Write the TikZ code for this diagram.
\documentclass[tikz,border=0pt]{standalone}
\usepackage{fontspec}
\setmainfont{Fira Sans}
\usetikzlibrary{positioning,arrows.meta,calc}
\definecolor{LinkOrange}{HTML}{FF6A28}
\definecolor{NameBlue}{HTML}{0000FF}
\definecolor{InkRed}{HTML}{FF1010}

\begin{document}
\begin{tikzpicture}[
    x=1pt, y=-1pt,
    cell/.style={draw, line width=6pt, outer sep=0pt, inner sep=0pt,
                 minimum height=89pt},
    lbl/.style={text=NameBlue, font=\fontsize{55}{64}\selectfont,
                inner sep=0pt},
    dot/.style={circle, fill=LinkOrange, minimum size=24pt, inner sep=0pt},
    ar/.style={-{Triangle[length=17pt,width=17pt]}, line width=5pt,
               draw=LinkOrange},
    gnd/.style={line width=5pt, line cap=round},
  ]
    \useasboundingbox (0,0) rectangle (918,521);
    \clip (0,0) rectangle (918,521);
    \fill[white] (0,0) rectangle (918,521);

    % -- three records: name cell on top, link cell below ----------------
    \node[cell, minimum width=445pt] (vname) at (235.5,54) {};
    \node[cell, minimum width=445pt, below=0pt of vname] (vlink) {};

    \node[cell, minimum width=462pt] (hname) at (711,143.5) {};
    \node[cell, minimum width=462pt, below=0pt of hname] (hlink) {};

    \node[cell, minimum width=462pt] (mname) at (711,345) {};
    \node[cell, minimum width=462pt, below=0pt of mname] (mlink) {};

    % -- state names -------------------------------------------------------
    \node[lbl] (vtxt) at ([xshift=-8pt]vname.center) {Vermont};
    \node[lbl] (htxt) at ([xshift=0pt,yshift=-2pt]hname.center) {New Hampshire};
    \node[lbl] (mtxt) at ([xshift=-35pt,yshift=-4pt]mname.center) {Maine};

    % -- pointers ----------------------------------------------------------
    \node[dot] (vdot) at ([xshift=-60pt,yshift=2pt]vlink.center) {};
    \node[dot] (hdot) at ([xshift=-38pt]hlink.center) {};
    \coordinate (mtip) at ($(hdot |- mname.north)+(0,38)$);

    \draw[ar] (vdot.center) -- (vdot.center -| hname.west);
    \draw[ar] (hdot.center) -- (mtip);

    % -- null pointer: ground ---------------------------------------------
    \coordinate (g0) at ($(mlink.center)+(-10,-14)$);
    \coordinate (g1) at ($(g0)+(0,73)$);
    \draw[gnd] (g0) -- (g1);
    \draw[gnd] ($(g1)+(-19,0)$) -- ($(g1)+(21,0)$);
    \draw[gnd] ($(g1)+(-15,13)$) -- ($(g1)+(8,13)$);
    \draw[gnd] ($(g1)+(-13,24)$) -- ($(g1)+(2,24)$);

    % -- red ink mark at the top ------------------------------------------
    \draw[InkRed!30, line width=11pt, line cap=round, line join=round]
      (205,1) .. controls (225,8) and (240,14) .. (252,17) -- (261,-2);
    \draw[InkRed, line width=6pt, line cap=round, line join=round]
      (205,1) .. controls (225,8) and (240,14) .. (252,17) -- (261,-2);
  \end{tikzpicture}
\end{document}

**Work to complete:**
Restate the whole of the material exactly.

**Result below:**
Write the TikZ code for this diagram.
\documentclass[tikz,border=0pt]{standalone}
\usepackage{fontspec}
\setmainfont{Fira Sans}
\usetikzlibrary{positioning,arrows.meta,calc}
\definecolor{LinkOrange}{HTML}{FF6A28}
\definecolor{NameBlue}{HTML}{0000FF}
\definecolor{InkRed}{HTML}{FF1010}

\begin{document}
\begin{tikzpicture}[
    x=1pt, y=-1pt,
    cell/.style={draw, line width=6pt, outer sep=0pt, inner sep=0pt,
                 minimum height=89pt},
    lbl/.style={text=NameBlue, font=\fontsize{55}{64}\selectfont,
                inner sep=0pt},
    dot/.style={circle, fill=LinkOrange, minimum size=24pt, inner sep=0pt},
    ar/.style={-{Triangle[length=17pt,width=17pt]}, line width=5pt,
               draw=LinkOrange},
    gnd/.style={line width=5pt, line cap=round},
  ]
    \useasboundingbox (0,0) rectangle (918,521);
    \clip (0,0) rectangle (918,521);
    \fill[white] (0,0) rectangle (918,521);

    % -- three records: name cell on top, link cell below ----------------
    \node[cell, minimum width=445pt] (vname) at (235.5,54) {};
    \node[cell, minimum width=445pt, below=0pt of vname] (vlink) {};

    \node[cell, minimum width=462pt] (hname) at (711,143.5) {};
    \node[cell, minimum width=462pt, below=0pt of hname] (hlink) {};

    \node[cell, minimum width=462pt] (mname) at (711,345) {};
    \node[cell, minimum width=462pt, below=0pt of mname] (mlink) {};

    % -- state names -------------------------------------------------------
    \node[lbl] (vtxt) at ([xshift=-8pt]vname.center) {Vermont};
    \node[lbl] (htxt) at ([xshift=0pt,yshift=-2pt]hname.center) {New Hampshire};
    \node[lbl] (mtxt) at ([xshift=-35pt,yshift=-4pt]mname.center) {Maine};

    % -- pointers ----------------------------------------------------------
    \node[dot] (vdot) at ([xshift=-60pt,yshift=2pt]vlink.center) {};
    \node[dot] (hdot) at ([xshift=-38pt]hlink.center) {};
    \coordinate (mtip) at ($(hdot |- mname.north)+(0,38)$);

    \draw[ar] (vdot.center) -- (vdot.center -| hname.west);
    \draw[ar] (hdot.center) -- (mtip);

    % -- null pointer: ground ---------------------------------------------
    \coordinate (g0) at ($(mlink.center)+(-10,-14)$);
    \coordinate (g1) at ($(g0)+(0,73)$);
    \draw[gnd] (g0) -- (g1);
    \draw[gnd] ($(g1)+(-19,0)$) -- ($(g1)+(21,0)$);
    \draw[gnd] ($(g1)+(-15,13)$) -- ($(g1)+(8,13)$);
    \draw[gnd] ($(g1)+(-13,24)$) -- ($(g1)+(2,24)$);

    % -- red ink mark at the top ------------------------------------------
    \draw[InkRed!30, line width=11pt, line cap=round, line join=round]
      (205,1) .. controls (225,8) and (240,14) .. (252,17) -- (261,-2);
    \draw[InkRed, line width=6pt, line cap=round, line join=round]
      (205,1) .. controls (225,8) and (240,14) .. (252,17) -- (261,-2);
  \end{tikzpicture}
\end{document}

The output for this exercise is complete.